Turgut Özal Başbakandı.
Evime konuk gelmişti. Yemek öncesinde sohbet ediyorduk.
Bir basın patronunu anlatıyordu...
- Ben böyle adam görmedim. Benden bir şey istediği zaman "Olmaz, mümkün değil" dememim hiç etkisi olmuyor. Ertesi gün bir yakınımı bulup onun üzerinden isteğini yine önüme getiriyor. Yine "Hayır, olmaz" diyorum. Bu defa bir yüksek bürokrat veya bir general kullanılarak, aynı istek bir kez daha önüme getiriliyor. Bu adam bir şeyi elde etmeyi kafasına koyduğunda, bir parazit gibi sizi hiç rahat bırakmıyor.
Eğer devrede "Medya gücü kullanılarak kamudan ayrıcalık istemek" meselesi olmasa, Özal'ın bu basın patronu için anlattıkları sade bir girişimcide değil, hayatta başarı kazanmak isteyen her insanda bulunması gereken bir niteliktir.
Buna eski dilde "Fikr-i takip" denilir.
Başlanan bir işi sonuna kadar götürme kararlılığı veya hedefe kilitlenmek şeklinde de anlatılabilir bu nitelik.
Vehbi Koç örneği
Rahmetli Vehbi Koç bu niteliğe fazlasıyla sahipti.
Ne var ki onun gazetesi de yoktu, onun yaşadığı dönemde zaman daha yavaş geçerdi.
Örneğin domatesi salçaya çeviren bir agro-endüstri girişimini gerçekleştirmek için, karar vermesi ile sonuca ulaşması arasında 20 yıl geçmişti.
Bizim dünyamızın insanlarında bu nitelik fazlaca bulunmadığı için "Türk gibi başla, İngiliz gibi bitir" benzeri deyişler vardır.
Medya gücü kullanılarak amaçlanan hedefe daha hızlı varılacağı görüldüğü için, bu alana girmeye hevesli girişimcilerin sayısı son dönemlerde oldukça artmadı mı?
Korkmaz Yiğit ve Uzanlar
1990'lı yıllarda tanık olduğum bir sahneyi daha önce de yazmıştım. Rahmetli arkadaşım Feyyaz Tokar'ın yalısındaki bir davette, tanışık olmadığım bir müteahhit yanıma gelmiş ve "Bir gazete, bir televizyon kanalı, bir de banka almak istiyorum, bana yardım eder misiniz" demişti.
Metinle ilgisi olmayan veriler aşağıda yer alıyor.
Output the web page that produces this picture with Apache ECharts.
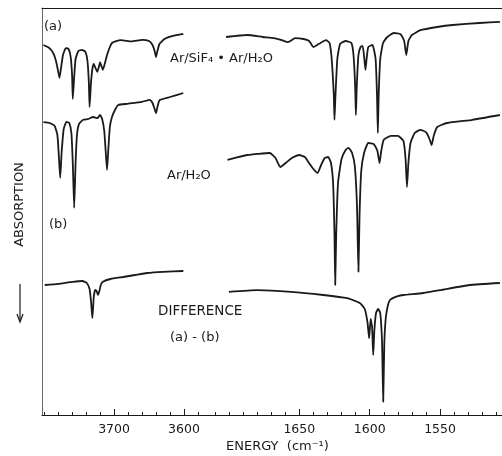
<!DOCTYPE html>
<html>
<head>
<meta charset="utf-8">
<script src="https://cdn.jsdelivr.net/npm/echarts@6/dist/echarts.min.js"></script>
<style>
  html, body { margin: 0; padding: 0; background: #fff; }
  #spectrum { width: 502px; height: 456px; }
</style>
</head>
<body>
<div id="spectrum"></div>
<script>
// OH-stretch region (cm-1), arbitrary absorption offset units
var specA_OH = [
  [3801, 92.5], [3793, 91.8], [3787, 90.5], [3783, 88.5], [3780, 86], [3778, 84.3], [3776, 86.5],
  [3773, 90], [3769, 91.7], [3765, 91.5], [3762, 89.5], [3760, 85], [3759, 79], [3757, 84.5],
  [3755, 89], [3751, 91], [3746, 91.3], [3741, 90.8], [3738, 88.5], [3736, 83], [3735, 77],
  [3733, 83], [3731, 86.5], [3729, 87.8], [3726, 86.5], [3724, 85.8], [3721, 87.5], [3720, 88.2],
  [3718, 87.2], [3716, 86.3], [3713, 88], [3710, 90], [3706, 92], [3703, 93], [3698, 93.4],
  [3690, 93.7], [3675, 93.4], [3660, 93.8], [3650, 93.5], [3645, 92.5], [3642, 91], [3640, 89.5],
  [3638, 91], [3635, 92.8], [3628, 94], [3616, 94.8], [3601, 95.3]
];
var specB_OH = [
  [3801, 73.2], [3792, 73], [3785, 72.3], [3781, 70], [3779, 65], [3777, 59.3], [3775, 65.5],
  [3772, 71.5], [3768, 73.3], [3764, 73], [3761, 70.5], [3759, 63], [3757, 51.8], [3755, 63],
  [3753, 70], [3750, 72.8], [3744, 73.8], [3737, 74], [3730, 74.5], [3724, 74.2], [3720, 75],
  [3717, 74], [3714, 71], [3712, 66], [3710, 61.3], [3708, 67], [3706, 72], [3703, 74.5],
  [3698, 76.5], [3694, 77.5], [3681, 77.8], [3660, 78.3], [3649, 78.8], [3645, 78], [3642, 76.5],
  [3640, 75.5], [3638, 77], [3635, 78.7], [3620, 79.5], [3601, 80.5]
];
var diff_OH = [
  [3799, 32.5], [3780, 32.8], [3759, 33.3], [3745, 33.5], [3739, 33], [3735, 31.5], [3733, 28.5],
  [3731, 24.2], [3729, 29.5], [3727, 31.3], [3725, 31], [3723, 30], [3721, 31], [3719, 32.5],
  [3716, 33.3], [3705, 34], [3687, 34.5], [3670, 35], [3653, 35.5], [3630, 35.8], [3601, 36]
];

// bending region (cm-1)
var specA_bend = [
  [1702, 94.5], [1687, 95], [1676, 94.5], [1668, 94.2], [1663, 93.8], [1658, 93.2], [1653, 94.2],
  [1647, 94], [1643, 93.5], [1640, 92], [1636, 92.8], [1631, 93.7], [1628.5, 93], [1627, 89],
  [1625.5, 80], [1625, 73.8], [1624.3, 80], [1623, 89], [1621, 92.8], [1617, 93.5], [1613, 93],
  [1611.5, 90], [1610.3, 82], [1609.8, 75], [1609.2, 82], [1608, 90], [1606.5, 92], [1605, 92.3],
  [1603.8, 89], [1603, 86.3], [1602.2, 89], [1601, 92], [1598, 92.5], [1595.8, 89], [1594.8, 80],
  [1594.2, 70.5], [1593.6, 80], [1592.5, 89], [1590.5, 93], [1587.5, 94.5], [1583, 95.5],
  [1578, 95.2], [1575.5, 93.5], [1574, 90], [1572.5, 93.5], [1570, 95], [1564, 96.2], [1552, 97],
  [1541, 97.5], [1522, 98], [1507.5, 98.3]
];
var specB_bend = [
  [1701, 63.8], [1687, 65], [1671, 65.5], [1667, 64.3], [1663.5, 62], [1659, 63.2], [1655, 64.3],
  [1650, 65], [1646, 64.5], [1643.5, 63.2], [1640, 61.5], [1637, 60.5], [1634.5, 62.5], [1632, 64.2],
  [1629.5, 64.5], [1627.5, 63], [1626, 58], [1625, 45], [1624.5, 32.5], [1623.8, 45], [1622.5, 58],
  [1620, 64], [1617, 66.3], [1615, 66.8], [1612.5, 65.5], [1610.5, 62], [1609, 52], [1608, 35.8],
  [1607.2, 50], [1606, 61], [1604, 65.5], [1601, 68], [1597, 67.7], [1594.5, 66], [1593, 63],
  [1591.8, 66], [1590, 68.8], [1585, 69.8], [1580, 69.8], [1576, 68.5], [1574.5, 64], [1573.5, 57],
  [1572.5, 63], [1571, 68], [1568, 70.5], [1564, 71.3], [1560, 70.7], [1557.5, 69], [1556, 67.5],
  [1554.5, 69.8], [1552, 72], [1545, 73], [1527, 73.8], [1507.5, 75]
];
var diff_bend = [
  [1700, 30.8], [1680, 31.2], [1656, 30.8], [1633, 30], [1616, 29.2], [1607, 28], [1603.5, 26.5],
  [1601.5, 23], [1600.4, 19.2], [1599.3, 24], [1598.3, 22], [1597.5, 15], [1596.7, 21], [1595.5, 25.5],
  [1594, 26.5], [1592.5, 25.5], [1591.2, 18], [1590.4, 3.3], [1589.6, 18], [1588.5, 24.5], [1587, 27.5],
  [1585.5, 28.8], [1580, 29.7], [1576, 30], [1562, 30.5], [1550, 31.2], [1529, 32.5], [1507.5, 33]
];

// tick labels
var leftLabels = [3700, 3600];
var rightLabels = [1650, 1600, 1550];
var leftMinor = [];
for (var v = 3800; v >= 3580; v -= 20) leftMinor.push(v);
var rightMinor = [];
for (var w = 1710; w >= 1510; w -= 10) rightMinor.push(w);

var ink = "#1a1a1a";
var font = "DejaVu Sans";

function mainAxis(grid, min, max, labels) {
  return {
    type: "value", gridIndex: grid, inverse: true, min: min, max: max, position: "bottom",
    axisLine: { show: true, lineStyle: { color: ink, width: 1 } },
    axisTick: { show: true, inside: true, length: 6, customValues: labels, lineStyle: { color: ink } },
    axisLabel: {
      show: true, customValues: labels, margin: 8, color: ink, fontSize: 12.5, fontFamily: font,
      formatter: function (val) { return String(val); }
    },
    splitLine: { show: false }
  };
}
function minorAxis(grid, min, max, ticks) {
  return {
    type: "value", gridIndex: grid, inverse: true, min: min, max: max, position: "bottom",
    axisLine: { show: false },
    axisTick: { show: true, inside: true, length: 3, customValues: ticks, lineStyle: { color: ink } },
    axisLabel: { show: false },
    splitLine: { show: false }
  };
}
function topAxis(grid, min, max) {
  return {
    type: "value", gridIndex: grid, inverse: true, min: min, max: max, position: "top",
    axisLine: { show: true, lineStyle: { color: ink, width: 1 } },
    axisTick: { show: false }, axisLabel: { show: false }, splitLine: { show: false }
  };
}
function trace(data, xi, yi) {
  return {
    type: "line", data: data, xAxisIndex: xi, yAxisIndex: yi,
    symbol: "none", smooth: 0.15, silent: true,
    lineStyle: { color: ink, width: 1.8 }
  };
}

var chart = echarts.init(document.getElementById("spectrum"));
var option = {
  backgroundColor: "#fff",
  animation: false,
  grid: [
    { left: 42, top: 8, width: 163, height: 407 },
    { left: 205, top: 8, width: 297, height: 407 }
  ],
  xAxis: [
    mainAxis(0, 3570, 3803, leftLabels),
    mainAxis(1, 1506, 1717, rightLabels),
    minorAxis(0, 3570, 3803, leftMinor),
    minorAxis(1, 1506, 1717, rightMinor),
    topAxis(0, 3570, 3803),
    topAxis(1, 1506, 1717)
  ],
  yAxis: [
    {
      type: "value", gridIndex: 0, min: 0, max: 101.75,
      name: "ABSORPTION", nameLocation: "middle", nameRotate: 90, nameGap: 16,
      nameTextStyle: { color: ink, fontSize: 13, fontFamily: font, padding: [0, 0, 0, 14] },
      axisLine: { show: true, lineStyle: { color: "#666", width: 1 } },
      axisTick: { show: false }, axisLabel: { show: false }, splitLine: { show: false }
    },
    {
      type: "value", gridIndex: 1, min: 0, max: 101.75, show: false
    }
  ],
  graphic: [
    { type: "line", shape: { x1: 20, y1: 284, x2: 20, y2: 321 }, style: { stroke: ink, lineWidth: 1.2 } },
    { type: "polyline", shape: { points: [[17, 314], [20, 322], [23, 314]] }, style: { stroke: ink, fill: null, lineWidth: 1.2 } },
    { type: "text", left: 44, top: 20, style: { text: "(a)", fill: ink, fontSize: 13, fontFamily: font } },
    { type: "text", left: 170, top: 52, style: { text: "Ar/SiF₄ • Ar/H₂O", fill: ink, fontSize: 13, fontFamily: font } },
    { type: "text", left: 167, top: 169, style: { text: "Ar/H₂O", fill: ink, fontSize: 13, fontFamily: font } },
    { type: "text", left: 49, top: 218, style: { text: "(b)", fill: ink, fontSize: 13, fontFamily: font } },
    { type: "text", left: 158, top: 304, style: { text: "DIFFERENCE", fill: ink, fontSize: 13.5, fontFamily: font } },
    { type: "text", left: 170, top: 331, style: { text: "(a) - (b)", fill: ink, fontSize: 13, fontFamily: font } },
    { type: "text", left: 226, top: 440, style: { text: "ENERGY  (cm⁻¹)", fill: ink, fontSize: 13, fontFamily: font } }
  ],
  series: [
    trace(specA_OH, 0, 0),
    trace(specB_OH, 0, 0),
    trace(diff_OH, 0, 0),
    trace(specA_bend, 1, 1),
    trace(specB_bend, 1, 1),
    trace(diff_bend, 1, 1)
  ]
};
chart.setOption(option);
</script>
</body>
</html>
28 Şubat'ın ayyuka çıkmış rezaletlerinden biri de Korkmaz Yiğit isimli bir müteahhidin, hem banka, hem gazete hem de televizyon kanalı sahibi kılındıktan sonra adliyelik olması değil midir?
Veya gazeteleri ile televizyon kanallarında rakiplerine veryansın ederken, bankalarındaki mevduatı kendi kasalarında tuttukları anlaşılan Uzanlar'ın serüvenini bilmeyenimiz var mı?
Ya da "Banka sahibi" olmayı "Medya patronu" olmaya tercih eden Dinç Bilgin'in yaşadıklarını unuttuk mu?
Özgürlük mü imtiyazlar mı?
Bütün bu yaşananların ertesinde galiba herkesin bir tercih yapması gerekiyor.
Aynı anda "Şu şirketi aldım, şu şirketi sattım, şu gazeteciye köşe verdim, şu gazeteciyi de kovdum, şu bankayı aldım, şu bankayı sattım" derken "Gazetemde atılan manşetlerden haberim yoktu" diye konuşabilenleri, toplum eskisinden farklı biçimde değerlendiriyor.
"Basın özgürlüğü" kavramı yaşananlar nedeniyle "Basın patronlarının imtiyazlı konumları" ile iç içe geçip çarpıtılmadı mı yaşadığımız yakın dönemde?
İşi daha da zorlaştıran bir başka gelişme de "Google" denilen sınırsız belleğin insanlığın hizmetine sunulmasıdır.
Artık hiçbir şey unutulmuyor.
Şehre inmeseydi...
Gazeteleri ve televizyon kanalları darbeleri körüklerken "Ben o sırada tatildeydim" diyebilen medya patronlarını dinlerken, Kemal Tahir'in anlattığı bir anekdotu hatırladım.
1912'deki Balkan Savaşı'nda köyü Bulgar askerleri tarafından işgal edilen Bulgar Türk'ü, ailesi ile İstanbul'a göç etmiş.
Dönemin bir gazetecisi bu göçmene "Bulgar askeri nasıl oldu da senin köyünü alabildi" diye sormuş... Adamcağız boynunu bükmüş, " Vallahi ben o gün şehre inmiştim, haberim yoktu, müdahale edecek durumda değildim" diye cevap vermiş.